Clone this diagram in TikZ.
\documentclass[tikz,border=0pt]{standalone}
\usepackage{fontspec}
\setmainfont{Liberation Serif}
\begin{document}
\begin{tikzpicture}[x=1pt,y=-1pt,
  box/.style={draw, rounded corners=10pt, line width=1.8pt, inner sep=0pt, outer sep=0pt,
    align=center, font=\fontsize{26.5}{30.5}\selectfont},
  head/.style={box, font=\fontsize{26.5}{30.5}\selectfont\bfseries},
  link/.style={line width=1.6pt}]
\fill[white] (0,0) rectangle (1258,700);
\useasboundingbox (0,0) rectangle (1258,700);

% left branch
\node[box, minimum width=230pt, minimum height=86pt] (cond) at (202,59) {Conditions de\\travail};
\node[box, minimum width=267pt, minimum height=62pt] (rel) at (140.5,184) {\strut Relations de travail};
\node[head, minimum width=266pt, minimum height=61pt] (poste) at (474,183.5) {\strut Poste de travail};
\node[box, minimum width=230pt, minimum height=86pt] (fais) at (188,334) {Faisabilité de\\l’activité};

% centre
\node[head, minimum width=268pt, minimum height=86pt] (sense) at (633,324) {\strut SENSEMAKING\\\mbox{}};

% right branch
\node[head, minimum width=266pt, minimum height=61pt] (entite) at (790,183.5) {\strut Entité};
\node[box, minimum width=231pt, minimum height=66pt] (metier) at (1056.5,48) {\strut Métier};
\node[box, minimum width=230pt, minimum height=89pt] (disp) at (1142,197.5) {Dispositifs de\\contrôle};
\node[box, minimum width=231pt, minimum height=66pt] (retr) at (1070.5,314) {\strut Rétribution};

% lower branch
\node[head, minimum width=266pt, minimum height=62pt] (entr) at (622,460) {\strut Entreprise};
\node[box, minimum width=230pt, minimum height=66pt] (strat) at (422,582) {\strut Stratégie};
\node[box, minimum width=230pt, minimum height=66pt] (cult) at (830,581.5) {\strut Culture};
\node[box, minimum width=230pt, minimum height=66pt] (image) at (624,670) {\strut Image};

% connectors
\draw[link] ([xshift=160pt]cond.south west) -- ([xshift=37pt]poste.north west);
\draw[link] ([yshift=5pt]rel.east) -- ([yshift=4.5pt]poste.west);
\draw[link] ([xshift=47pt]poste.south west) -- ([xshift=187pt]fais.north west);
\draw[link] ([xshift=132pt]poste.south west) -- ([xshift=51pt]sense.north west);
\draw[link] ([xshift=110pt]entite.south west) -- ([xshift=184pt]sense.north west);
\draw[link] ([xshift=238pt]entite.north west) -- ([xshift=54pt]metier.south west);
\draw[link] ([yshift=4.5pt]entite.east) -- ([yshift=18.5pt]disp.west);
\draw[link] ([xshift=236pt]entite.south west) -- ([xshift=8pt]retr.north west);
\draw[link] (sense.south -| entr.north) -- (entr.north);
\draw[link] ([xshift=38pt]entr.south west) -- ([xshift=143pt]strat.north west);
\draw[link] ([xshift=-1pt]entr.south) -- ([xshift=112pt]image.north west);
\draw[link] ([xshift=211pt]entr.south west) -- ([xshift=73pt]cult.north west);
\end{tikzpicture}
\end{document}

▶ _Instructions for the task_: All of the data needs to be reproduced exactly, with no line missing.

▶ _Response for this exercise_:
Clone this diagram in TikZ.
\documentclass[tikz,border=0pt]{standalone}
\usepackage{fontspec}
\setmainfont{Liberation Serif}
\begin{document}
\begin{tikzpicture}[x=1pt,y=-1pt,
  box/.style={draw, rounded corners=10pt, line width=1.8pt, inner sep=0pt, outer sep=0pt,
    align=center, font=\fontsize{26.5}{30.5}\selectfont},
  head/.style={box, font=\fontsize{26.5}{30.5}\selectfont\bfseries},
  link/.style={line width=1.6pt}]
\fill[white] (0,0) rectangle (1258,700);
\useasboundingbox (0,0) rectangle (1258,700);

% left branch
\node[box, minimum width=230pt, minimum height=86pt] (cond) at (202,59) {Conditions de\\travail};
\node[box, minimum width=267pt, minimum height=62pt] (rel) at (140.5,184) {\strut Relations de travail};
\node[head, minimum width=266pt, minimum height=61pt] (poste) at (474,183.5) {\strut Poste de travail};
\node[box, minimum width=230pt, minimum height=86pt] (fais) at (188,334) {Faisabilité de\\l’activité};

% centre
\node[head, minimum width=268pt, minimum height=86pt] (sense) at (633,324) {\strut SENSEMAKING\\\mbox{}};

% right branch
\node[head, minimum width=266pt, minimum height=61pt] (entite) at (790,183.5) {\strut Entité};
\node[box, minimum width=231pt, minimum height=66pt] (metier) at (1056.5,48) {\strut Métier};
\node[box, minimum width=230pt, minimum height=89pt] (disp) at (1142,197.5) {Dispositifs de\\contrôle};
\node[box, minimum width=231pt, minimum height=66pt] (retr) at (1070.5,314) {\strut Rétribution};

% lower branch
\node[head, minimum width=266pt, minimum height=62pt] (entr) at (622,460) {\strut Entreprise};
\node[box, minimum width=230pt, minimum height=66pt] (strat) at (422,582) {\strut Stratégie};
\node[box, minimum width=230pt, minimum height=66pt] (cult) at (830,581.5) {\strut Culture};
\node[box, minimum width=230pt, minimum height=66pt] (image) at (624,670) {\strut Image};

% connectors
\draw[link] ([xshift=160pt]cond.south west) -- ([xshift=37pt]poste.north west);
\draw[link] ([yshift=5pt]rel.east) -- ([yshift=4.5pt]poste.west);
\draw[link] ([xshift=47pt]poste.south west) -- ([xshift=187pt]fais.north west);
\draw[link] ([xshift=132pt]poste.south west) -- ([xshift=51pt]sense.north west);
\draw[link] ([xshift=110pt]entite.south west) -- ([xshift=184pt]sense.north west);
\draw[link] ([xshift=238pt]entite.north west) -- ([xshift=54pt]metier.south west);
\draw[link] ([yshift=4.5pt]entite.east) -- ([yshift=18.5pt]disp.west);
\draw[link] ([xshift=236pt]entite.south west) -- ([xshift=8pt]retr.north west);
\draw[link] (sense.south -| entr.north) -- (entr.north);
\draw[link] ([xshift=38pt]entr.south west) -- ([xshift=143pt]strat.north west);
\draw[link] ([xshift=-1pt]entr.south) -- ([xshift=112pt]image.north west);
\draw[link] ([xshift=211pt]entr.south west) -- ([xshift=73pt]cult.north west);
\end{tikzpicture}
\end{document}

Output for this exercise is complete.